▸ Set problem
Both the line containing "Output the web" and the line containing "0.997, 1.0, 1.0];" are part of the range to copy, along with every line between them. Copy it exactly and leave out the pictures.

Records supplied start

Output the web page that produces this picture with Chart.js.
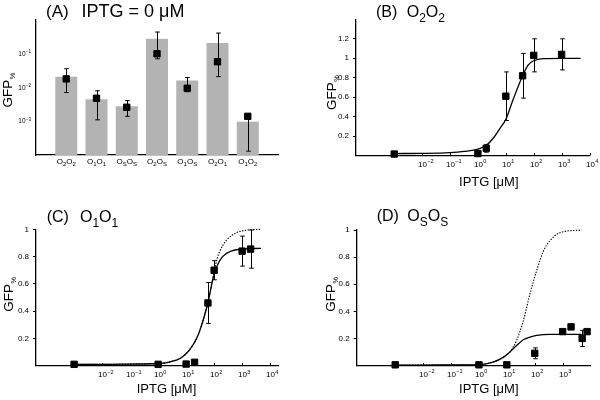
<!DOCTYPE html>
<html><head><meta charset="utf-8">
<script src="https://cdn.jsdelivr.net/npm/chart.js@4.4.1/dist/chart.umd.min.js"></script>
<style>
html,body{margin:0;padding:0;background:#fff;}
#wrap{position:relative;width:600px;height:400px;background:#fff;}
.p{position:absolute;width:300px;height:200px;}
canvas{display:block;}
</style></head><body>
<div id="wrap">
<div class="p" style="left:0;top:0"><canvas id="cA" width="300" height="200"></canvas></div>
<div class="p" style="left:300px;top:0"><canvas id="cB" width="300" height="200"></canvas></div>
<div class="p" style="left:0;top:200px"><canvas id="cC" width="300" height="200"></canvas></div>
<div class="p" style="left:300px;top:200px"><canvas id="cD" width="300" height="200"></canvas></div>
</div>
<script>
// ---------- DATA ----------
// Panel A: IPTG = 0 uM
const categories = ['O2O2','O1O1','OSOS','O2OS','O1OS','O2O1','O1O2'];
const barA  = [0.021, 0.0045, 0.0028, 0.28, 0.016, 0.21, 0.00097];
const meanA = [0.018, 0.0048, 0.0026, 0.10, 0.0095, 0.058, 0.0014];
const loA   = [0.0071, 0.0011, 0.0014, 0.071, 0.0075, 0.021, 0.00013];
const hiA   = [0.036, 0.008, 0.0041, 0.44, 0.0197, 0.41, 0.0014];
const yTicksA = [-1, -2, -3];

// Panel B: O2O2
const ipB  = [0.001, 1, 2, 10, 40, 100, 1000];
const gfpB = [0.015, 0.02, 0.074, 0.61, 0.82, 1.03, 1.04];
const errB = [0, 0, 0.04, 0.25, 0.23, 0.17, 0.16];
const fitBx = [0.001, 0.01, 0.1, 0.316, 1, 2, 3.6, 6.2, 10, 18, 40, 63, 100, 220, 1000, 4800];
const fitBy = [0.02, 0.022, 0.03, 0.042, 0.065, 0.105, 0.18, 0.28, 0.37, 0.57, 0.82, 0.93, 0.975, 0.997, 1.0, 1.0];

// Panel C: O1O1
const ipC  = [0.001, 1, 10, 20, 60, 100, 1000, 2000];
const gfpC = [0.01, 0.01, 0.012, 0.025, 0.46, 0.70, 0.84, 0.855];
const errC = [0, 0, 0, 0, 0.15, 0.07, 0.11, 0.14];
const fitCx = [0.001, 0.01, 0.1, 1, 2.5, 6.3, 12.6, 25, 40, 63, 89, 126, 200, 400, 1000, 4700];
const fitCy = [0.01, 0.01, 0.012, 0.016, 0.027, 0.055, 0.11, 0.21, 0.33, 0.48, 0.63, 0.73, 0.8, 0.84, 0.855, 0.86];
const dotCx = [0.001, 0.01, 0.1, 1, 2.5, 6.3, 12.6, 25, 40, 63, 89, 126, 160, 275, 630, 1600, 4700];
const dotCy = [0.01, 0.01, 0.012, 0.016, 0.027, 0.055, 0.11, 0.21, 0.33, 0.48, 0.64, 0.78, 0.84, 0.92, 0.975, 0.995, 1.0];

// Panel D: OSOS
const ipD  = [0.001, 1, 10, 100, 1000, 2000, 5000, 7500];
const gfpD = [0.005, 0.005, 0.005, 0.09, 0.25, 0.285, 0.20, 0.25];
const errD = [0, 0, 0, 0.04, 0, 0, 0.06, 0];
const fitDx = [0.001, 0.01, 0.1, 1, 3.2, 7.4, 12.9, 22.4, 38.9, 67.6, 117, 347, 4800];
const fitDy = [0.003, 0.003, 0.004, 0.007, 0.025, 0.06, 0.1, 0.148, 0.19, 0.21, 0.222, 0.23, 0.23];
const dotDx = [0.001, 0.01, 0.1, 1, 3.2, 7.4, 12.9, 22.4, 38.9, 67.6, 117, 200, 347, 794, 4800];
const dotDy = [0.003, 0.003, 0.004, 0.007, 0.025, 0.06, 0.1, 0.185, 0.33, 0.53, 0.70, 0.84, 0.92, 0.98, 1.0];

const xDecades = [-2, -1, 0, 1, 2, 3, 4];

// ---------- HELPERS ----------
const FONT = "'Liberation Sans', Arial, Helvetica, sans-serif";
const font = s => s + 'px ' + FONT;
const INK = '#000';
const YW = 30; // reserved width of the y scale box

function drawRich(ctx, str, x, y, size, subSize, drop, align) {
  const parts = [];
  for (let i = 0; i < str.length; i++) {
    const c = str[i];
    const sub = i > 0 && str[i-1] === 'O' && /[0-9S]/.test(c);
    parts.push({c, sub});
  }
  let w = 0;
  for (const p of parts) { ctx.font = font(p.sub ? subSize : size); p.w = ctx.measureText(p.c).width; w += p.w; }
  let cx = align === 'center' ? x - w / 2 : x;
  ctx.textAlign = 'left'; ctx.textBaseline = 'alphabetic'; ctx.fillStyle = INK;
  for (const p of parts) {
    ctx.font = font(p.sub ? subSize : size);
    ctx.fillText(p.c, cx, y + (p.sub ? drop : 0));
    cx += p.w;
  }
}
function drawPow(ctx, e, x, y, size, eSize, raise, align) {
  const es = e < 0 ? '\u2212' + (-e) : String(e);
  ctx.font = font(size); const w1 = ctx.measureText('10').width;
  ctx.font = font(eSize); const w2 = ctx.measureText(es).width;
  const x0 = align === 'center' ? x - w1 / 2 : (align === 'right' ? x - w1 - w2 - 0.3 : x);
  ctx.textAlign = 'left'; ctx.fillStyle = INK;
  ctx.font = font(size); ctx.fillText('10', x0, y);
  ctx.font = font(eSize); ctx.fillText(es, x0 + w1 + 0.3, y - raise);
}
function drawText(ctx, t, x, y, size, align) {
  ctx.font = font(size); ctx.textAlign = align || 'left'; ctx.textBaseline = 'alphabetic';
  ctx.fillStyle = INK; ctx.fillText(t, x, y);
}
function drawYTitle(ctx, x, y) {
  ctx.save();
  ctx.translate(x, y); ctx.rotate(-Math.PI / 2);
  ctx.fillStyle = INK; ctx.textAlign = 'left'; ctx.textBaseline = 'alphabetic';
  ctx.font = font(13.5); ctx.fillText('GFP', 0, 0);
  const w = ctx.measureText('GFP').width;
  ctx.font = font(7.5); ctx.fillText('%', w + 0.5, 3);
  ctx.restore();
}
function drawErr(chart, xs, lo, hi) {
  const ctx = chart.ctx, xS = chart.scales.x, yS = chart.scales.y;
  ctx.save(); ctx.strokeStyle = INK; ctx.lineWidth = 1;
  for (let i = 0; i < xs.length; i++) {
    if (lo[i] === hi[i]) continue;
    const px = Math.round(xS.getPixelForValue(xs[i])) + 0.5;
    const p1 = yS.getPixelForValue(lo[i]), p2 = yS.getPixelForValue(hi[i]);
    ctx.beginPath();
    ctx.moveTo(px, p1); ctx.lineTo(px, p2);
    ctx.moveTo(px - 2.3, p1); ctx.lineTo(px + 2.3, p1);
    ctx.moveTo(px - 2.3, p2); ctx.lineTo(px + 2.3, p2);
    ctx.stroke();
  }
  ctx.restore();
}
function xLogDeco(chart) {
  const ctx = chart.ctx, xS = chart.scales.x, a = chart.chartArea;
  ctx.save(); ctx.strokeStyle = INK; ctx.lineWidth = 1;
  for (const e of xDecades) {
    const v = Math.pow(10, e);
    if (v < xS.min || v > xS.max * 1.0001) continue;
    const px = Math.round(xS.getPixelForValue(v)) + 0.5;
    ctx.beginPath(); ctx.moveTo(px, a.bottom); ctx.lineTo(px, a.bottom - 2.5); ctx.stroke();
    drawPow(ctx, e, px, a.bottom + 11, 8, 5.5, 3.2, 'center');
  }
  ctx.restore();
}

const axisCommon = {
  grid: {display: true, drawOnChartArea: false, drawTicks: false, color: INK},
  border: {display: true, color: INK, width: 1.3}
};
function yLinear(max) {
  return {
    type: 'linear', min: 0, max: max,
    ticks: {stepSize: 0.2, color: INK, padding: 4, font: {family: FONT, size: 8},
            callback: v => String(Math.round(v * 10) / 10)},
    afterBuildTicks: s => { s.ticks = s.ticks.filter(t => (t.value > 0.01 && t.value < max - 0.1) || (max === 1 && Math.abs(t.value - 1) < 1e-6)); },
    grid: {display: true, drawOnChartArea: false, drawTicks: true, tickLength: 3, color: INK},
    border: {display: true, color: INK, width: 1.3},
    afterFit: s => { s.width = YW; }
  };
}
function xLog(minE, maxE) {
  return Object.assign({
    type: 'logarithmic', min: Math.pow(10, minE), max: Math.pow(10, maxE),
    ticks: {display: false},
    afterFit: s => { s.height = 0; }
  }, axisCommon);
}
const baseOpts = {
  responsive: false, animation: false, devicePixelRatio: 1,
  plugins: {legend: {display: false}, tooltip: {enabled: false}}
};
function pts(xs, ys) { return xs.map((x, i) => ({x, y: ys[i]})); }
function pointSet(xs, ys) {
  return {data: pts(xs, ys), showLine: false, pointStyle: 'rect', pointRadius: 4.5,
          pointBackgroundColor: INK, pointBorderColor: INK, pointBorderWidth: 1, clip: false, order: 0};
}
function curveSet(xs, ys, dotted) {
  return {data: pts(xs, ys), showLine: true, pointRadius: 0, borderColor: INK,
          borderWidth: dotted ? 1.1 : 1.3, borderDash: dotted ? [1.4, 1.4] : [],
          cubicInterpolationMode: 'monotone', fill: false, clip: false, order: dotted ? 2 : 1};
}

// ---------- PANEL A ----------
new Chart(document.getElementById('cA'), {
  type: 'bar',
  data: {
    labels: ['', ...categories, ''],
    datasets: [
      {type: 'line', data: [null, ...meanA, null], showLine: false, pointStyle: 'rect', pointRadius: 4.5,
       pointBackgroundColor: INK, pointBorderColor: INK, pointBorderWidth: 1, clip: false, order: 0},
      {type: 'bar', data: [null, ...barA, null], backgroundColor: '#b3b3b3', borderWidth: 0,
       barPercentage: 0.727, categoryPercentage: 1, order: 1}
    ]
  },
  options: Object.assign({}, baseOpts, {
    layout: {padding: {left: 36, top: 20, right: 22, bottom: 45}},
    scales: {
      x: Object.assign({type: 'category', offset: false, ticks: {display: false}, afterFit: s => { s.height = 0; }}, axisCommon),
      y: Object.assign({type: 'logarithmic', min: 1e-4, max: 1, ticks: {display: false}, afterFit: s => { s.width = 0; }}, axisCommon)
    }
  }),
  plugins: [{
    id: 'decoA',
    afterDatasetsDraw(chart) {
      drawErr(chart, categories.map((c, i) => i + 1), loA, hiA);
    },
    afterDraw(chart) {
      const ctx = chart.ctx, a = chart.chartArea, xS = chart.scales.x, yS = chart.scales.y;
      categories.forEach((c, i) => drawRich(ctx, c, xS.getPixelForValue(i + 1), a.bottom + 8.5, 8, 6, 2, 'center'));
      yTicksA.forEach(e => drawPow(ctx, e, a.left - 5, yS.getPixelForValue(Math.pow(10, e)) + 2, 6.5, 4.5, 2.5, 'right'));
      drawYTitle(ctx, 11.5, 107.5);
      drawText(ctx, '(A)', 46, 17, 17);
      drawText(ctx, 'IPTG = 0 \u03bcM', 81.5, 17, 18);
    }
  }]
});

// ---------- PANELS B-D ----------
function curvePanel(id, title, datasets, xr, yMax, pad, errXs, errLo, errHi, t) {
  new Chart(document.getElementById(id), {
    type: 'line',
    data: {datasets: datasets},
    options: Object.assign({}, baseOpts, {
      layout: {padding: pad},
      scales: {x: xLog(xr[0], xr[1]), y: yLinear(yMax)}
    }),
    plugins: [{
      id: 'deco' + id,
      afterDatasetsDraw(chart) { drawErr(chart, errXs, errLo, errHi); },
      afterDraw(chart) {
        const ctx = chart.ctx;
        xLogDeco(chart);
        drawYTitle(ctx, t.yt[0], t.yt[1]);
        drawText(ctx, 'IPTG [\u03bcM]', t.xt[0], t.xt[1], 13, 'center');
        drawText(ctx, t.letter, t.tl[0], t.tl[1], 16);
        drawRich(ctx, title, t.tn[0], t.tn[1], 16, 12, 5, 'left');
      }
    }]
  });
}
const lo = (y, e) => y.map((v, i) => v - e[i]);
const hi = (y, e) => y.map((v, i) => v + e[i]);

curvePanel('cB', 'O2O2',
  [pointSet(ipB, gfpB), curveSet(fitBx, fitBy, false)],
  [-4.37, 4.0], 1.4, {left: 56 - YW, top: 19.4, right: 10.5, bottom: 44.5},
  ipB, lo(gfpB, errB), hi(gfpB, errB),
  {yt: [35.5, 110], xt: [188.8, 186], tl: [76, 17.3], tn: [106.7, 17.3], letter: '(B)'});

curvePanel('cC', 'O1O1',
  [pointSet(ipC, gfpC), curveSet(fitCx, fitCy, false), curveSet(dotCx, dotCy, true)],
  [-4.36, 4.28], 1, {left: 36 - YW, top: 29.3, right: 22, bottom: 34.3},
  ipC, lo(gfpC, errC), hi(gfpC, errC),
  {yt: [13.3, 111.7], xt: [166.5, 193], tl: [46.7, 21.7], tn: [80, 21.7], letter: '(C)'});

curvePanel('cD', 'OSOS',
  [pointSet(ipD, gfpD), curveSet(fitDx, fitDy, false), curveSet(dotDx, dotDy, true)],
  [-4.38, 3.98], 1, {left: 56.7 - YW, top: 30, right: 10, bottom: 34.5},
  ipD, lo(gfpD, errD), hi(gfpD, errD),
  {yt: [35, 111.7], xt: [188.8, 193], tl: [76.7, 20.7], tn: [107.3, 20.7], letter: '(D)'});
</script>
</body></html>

Records supplied end
Records supplied start

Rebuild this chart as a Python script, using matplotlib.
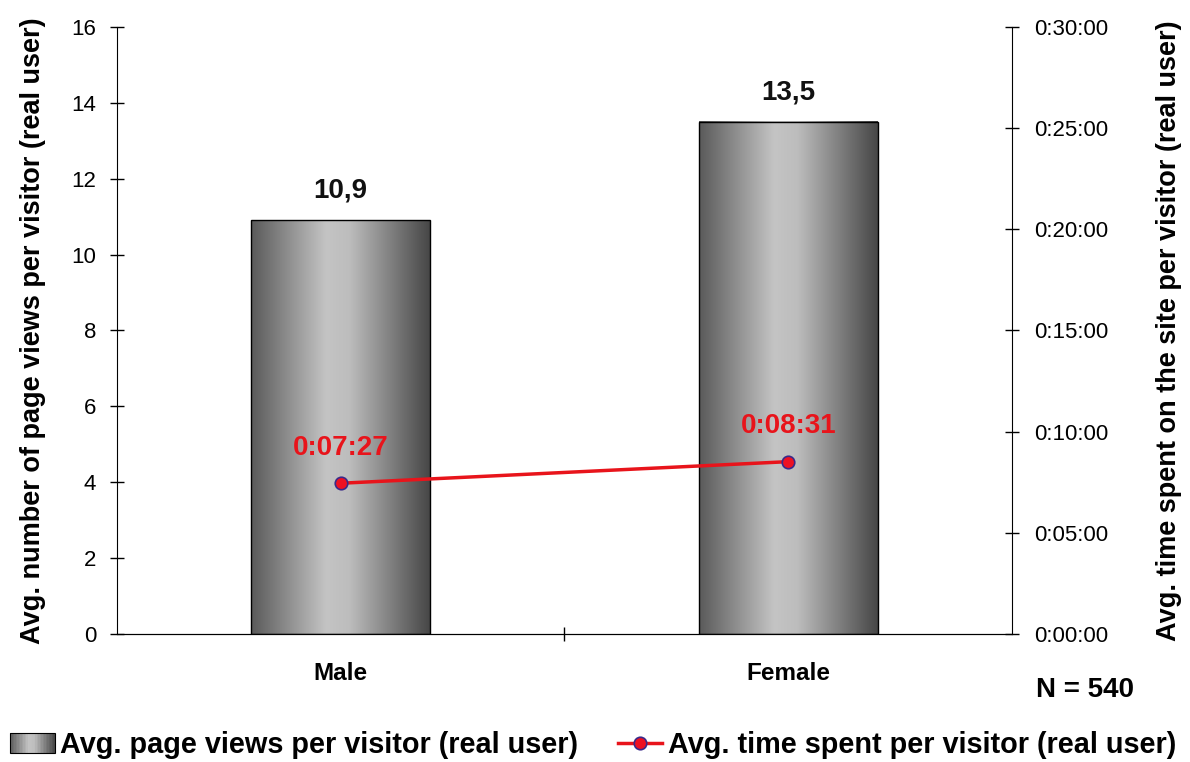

Records supplied end
Records supplied start

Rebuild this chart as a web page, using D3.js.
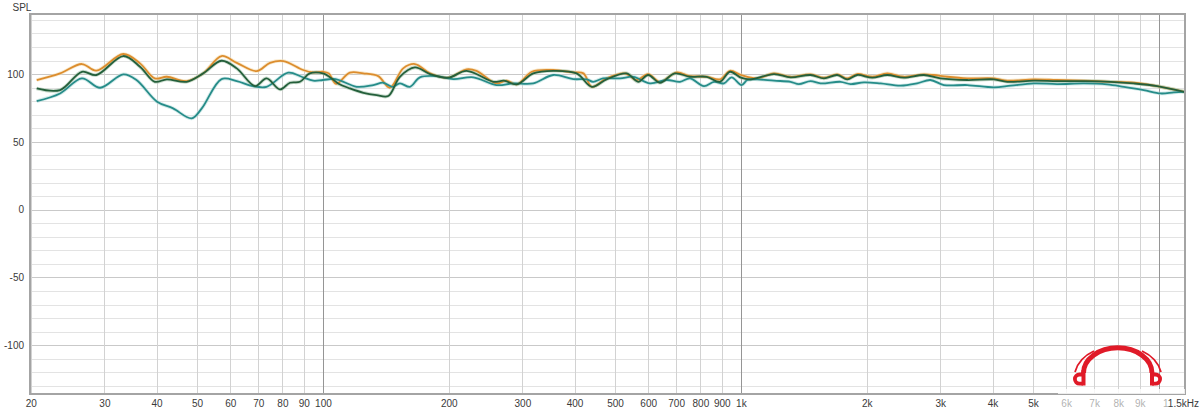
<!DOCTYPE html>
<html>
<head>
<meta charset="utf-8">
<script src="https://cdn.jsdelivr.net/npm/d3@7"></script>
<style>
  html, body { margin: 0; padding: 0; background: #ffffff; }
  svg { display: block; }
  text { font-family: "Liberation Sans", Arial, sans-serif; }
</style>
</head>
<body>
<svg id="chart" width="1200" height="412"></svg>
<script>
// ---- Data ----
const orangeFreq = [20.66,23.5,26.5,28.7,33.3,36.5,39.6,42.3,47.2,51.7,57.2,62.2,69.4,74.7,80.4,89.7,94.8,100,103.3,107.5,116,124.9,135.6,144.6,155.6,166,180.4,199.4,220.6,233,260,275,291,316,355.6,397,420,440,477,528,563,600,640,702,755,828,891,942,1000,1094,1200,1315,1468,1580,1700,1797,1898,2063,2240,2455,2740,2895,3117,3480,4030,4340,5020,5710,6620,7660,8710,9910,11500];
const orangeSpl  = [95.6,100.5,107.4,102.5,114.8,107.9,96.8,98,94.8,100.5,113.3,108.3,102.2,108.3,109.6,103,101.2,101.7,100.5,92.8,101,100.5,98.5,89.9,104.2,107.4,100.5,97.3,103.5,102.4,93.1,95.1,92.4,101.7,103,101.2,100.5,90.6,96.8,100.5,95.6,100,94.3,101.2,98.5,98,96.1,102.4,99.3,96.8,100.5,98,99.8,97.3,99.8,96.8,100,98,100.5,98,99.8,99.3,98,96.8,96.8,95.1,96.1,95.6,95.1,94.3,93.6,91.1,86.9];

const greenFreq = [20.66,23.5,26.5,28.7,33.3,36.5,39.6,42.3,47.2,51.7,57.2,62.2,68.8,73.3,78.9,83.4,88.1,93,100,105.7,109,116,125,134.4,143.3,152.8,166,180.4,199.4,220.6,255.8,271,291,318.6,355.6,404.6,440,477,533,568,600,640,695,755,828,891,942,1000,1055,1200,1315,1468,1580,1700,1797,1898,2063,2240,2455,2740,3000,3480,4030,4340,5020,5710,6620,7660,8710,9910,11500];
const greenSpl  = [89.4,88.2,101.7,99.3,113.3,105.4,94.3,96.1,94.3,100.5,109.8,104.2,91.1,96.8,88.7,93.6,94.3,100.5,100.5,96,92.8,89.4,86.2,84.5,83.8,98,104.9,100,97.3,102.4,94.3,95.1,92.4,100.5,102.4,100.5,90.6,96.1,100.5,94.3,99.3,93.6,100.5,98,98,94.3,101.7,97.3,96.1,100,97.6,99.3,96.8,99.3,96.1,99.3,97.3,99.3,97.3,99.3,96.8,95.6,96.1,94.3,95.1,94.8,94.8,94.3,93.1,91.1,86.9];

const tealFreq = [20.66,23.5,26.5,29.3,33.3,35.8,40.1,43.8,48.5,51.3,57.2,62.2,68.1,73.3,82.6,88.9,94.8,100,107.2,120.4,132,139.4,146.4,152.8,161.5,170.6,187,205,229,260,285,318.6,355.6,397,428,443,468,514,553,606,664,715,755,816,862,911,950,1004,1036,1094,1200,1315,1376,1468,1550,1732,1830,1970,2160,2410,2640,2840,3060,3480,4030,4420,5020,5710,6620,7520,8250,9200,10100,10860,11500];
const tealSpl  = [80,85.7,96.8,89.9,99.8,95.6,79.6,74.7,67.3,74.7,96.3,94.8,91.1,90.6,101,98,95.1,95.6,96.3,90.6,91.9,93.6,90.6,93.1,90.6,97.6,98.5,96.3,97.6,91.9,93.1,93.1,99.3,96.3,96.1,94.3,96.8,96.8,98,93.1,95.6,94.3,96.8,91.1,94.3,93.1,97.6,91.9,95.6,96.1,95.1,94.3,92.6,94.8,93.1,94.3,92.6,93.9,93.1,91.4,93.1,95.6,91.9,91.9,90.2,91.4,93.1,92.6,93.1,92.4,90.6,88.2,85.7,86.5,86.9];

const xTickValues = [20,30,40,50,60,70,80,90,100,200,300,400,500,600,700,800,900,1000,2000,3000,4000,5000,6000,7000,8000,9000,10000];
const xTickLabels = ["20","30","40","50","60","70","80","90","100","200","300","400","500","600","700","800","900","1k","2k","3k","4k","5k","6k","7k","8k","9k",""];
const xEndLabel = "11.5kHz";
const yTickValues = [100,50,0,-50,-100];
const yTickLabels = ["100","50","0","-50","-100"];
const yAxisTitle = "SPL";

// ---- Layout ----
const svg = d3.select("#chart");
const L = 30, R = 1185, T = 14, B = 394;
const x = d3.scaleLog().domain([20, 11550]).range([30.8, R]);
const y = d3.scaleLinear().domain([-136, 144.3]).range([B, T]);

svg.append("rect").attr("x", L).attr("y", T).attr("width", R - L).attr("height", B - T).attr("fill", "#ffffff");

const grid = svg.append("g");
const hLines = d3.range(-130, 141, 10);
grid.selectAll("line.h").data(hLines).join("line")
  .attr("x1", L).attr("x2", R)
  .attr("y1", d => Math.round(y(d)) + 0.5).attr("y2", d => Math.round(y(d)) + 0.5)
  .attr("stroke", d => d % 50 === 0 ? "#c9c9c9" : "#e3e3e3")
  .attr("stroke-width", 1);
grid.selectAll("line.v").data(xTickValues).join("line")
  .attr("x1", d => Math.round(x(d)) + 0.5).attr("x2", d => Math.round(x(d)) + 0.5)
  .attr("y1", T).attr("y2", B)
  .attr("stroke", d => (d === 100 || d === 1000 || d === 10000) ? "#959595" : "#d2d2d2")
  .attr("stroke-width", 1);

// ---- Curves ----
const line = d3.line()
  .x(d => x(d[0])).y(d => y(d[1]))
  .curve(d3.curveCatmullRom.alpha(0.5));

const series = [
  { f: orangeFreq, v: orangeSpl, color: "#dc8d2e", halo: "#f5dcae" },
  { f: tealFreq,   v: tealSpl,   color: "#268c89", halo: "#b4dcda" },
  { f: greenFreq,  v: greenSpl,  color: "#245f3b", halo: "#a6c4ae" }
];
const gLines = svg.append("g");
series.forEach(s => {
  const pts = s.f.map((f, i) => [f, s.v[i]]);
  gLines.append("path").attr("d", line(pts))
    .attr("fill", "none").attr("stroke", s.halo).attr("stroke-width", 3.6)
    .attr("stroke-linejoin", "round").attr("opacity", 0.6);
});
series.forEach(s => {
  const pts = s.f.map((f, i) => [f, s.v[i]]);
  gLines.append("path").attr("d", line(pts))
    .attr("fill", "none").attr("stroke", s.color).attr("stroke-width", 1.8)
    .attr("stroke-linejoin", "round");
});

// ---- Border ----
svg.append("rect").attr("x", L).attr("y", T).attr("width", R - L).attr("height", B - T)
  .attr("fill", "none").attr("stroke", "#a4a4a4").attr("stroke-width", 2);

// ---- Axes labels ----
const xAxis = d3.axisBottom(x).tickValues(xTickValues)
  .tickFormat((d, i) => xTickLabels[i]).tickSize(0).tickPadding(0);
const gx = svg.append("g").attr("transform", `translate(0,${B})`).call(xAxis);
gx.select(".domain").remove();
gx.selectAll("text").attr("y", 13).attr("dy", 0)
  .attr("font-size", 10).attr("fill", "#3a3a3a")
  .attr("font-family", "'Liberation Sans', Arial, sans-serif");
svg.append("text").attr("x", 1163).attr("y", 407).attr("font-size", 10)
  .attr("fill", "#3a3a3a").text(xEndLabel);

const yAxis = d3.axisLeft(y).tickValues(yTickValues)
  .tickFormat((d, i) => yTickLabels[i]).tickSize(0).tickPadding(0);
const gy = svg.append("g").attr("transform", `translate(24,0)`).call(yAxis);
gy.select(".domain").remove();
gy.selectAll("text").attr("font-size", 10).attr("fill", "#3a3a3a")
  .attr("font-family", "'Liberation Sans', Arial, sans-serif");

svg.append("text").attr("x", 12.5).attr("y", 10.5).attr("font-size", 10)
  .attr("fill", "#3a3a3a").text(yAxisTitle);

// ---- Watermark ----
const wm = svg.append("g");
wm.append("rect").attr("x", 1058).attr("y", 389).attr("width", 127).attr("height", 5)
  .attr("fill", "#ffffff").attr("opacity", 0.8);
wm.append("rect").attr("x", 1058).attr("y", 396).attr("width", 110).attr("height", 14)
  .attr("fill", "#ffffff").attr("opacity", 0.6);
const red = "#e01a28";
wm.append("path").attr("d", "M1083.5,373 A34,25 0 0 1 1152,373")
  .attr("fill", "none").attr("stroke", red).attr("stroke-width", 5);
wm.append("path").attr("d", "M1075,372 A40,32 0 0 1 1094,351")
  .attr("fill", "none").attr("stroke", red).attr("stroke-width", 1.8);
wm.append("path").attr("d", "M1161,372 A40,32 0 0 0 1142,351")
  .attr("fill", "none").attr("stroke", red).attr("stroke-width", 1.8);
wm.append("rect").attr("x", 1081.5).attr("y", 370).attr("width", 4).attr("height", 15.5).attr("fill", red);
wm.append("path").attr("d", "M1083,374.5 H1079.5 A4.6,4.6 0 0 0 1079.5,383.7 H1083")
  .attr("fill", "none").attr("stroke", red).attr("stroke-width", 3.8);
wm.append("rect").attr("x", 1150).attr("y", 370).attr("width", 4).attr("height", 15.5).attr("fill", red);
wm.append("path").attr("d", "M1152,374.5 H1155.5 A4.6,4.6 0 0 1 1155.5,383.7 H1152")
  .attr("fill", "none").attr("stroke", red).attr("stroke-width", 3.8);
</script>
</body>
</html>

Records supplied end

▸ Exercise result
Output the web page that produces this picture with Chart.js.
<!DOCTYPE html>
<html><head><meta charset="utf-8">
<script src="https://cdn.jsdelivr.net/npm/chart.js@4.4.1/dist/chart.umd.min.js"></script>
<style>
html,body{margin:0;padding:0;background:#fff;}
#wrap{position:relative;width:600px;height:400px;background:#fff;}
.p{position:absolute;width:300px;height:200px;}
canvas{display:block;}
</style></head><body>
<div id="wrap">
<div class="p" style="left:0;top:0"><canvas id="cA" width="300" height="200"></canvas></div>
<div class="p" style="left:300px;top:0"><canvas id="cB" width="300" height="200"></canvas></div>
<div class="p" style="left:0;top:200px"><canvas id="cC" width="300" height="200"></canvas></div>
<div class="p" style="left:300px;top:200px"><canvas id="cD" width="300" height="200"></canvas></div>
</div>
<script>
// ---------- DATA ----------
// Panel A: IPTG = 0 uM
const categories = ['O2O2','O1O1','OSOS','O2OS','O1OS','O2O1','O1O2'];
const barA  = [0.021, 0.0045, 0.0028, 0.28, 0.016, 0.21, 0.00097];
const meanA = [0.018, 0.0048, 0.0026, 0.10, 0.0095, 0.058, 0.0014];
const loA   = [0.0071, 0.0011, 0.0014, 0.071, 0.0075, 0.021, 0.00013];
const hiA   = [0.036, 0.008, 0.0041, 0.44, 0.0197, 0.41, 0.0014];
const yTicksA = [-1, -2, -3];

// Panel B: O2O2
const ipB  = [0.001, 1, 2, 10, 40, 100, 1000];
const gfpB = [0.015, 0.02, 0.074, 0.61, 0.82, 1.03, 1.04];
const errB = [0, 0, 0.04, 0.25, 0.23, 0.17, 0.16];
const fitBx = [0.001, 0.01, 0.1, 0.316, 1, 2, 3.6, 6.2, 10, 18, 40, 63, 100, 220, 1000, 4800];
const fitBy = [0.02, 0.022, 0.03, 0.042, 0.065, 0.105, 0.18, 0.28, 0.37, 0.57, 0.82, 0.93, 0.975, 0.997, 1.0, 1.0];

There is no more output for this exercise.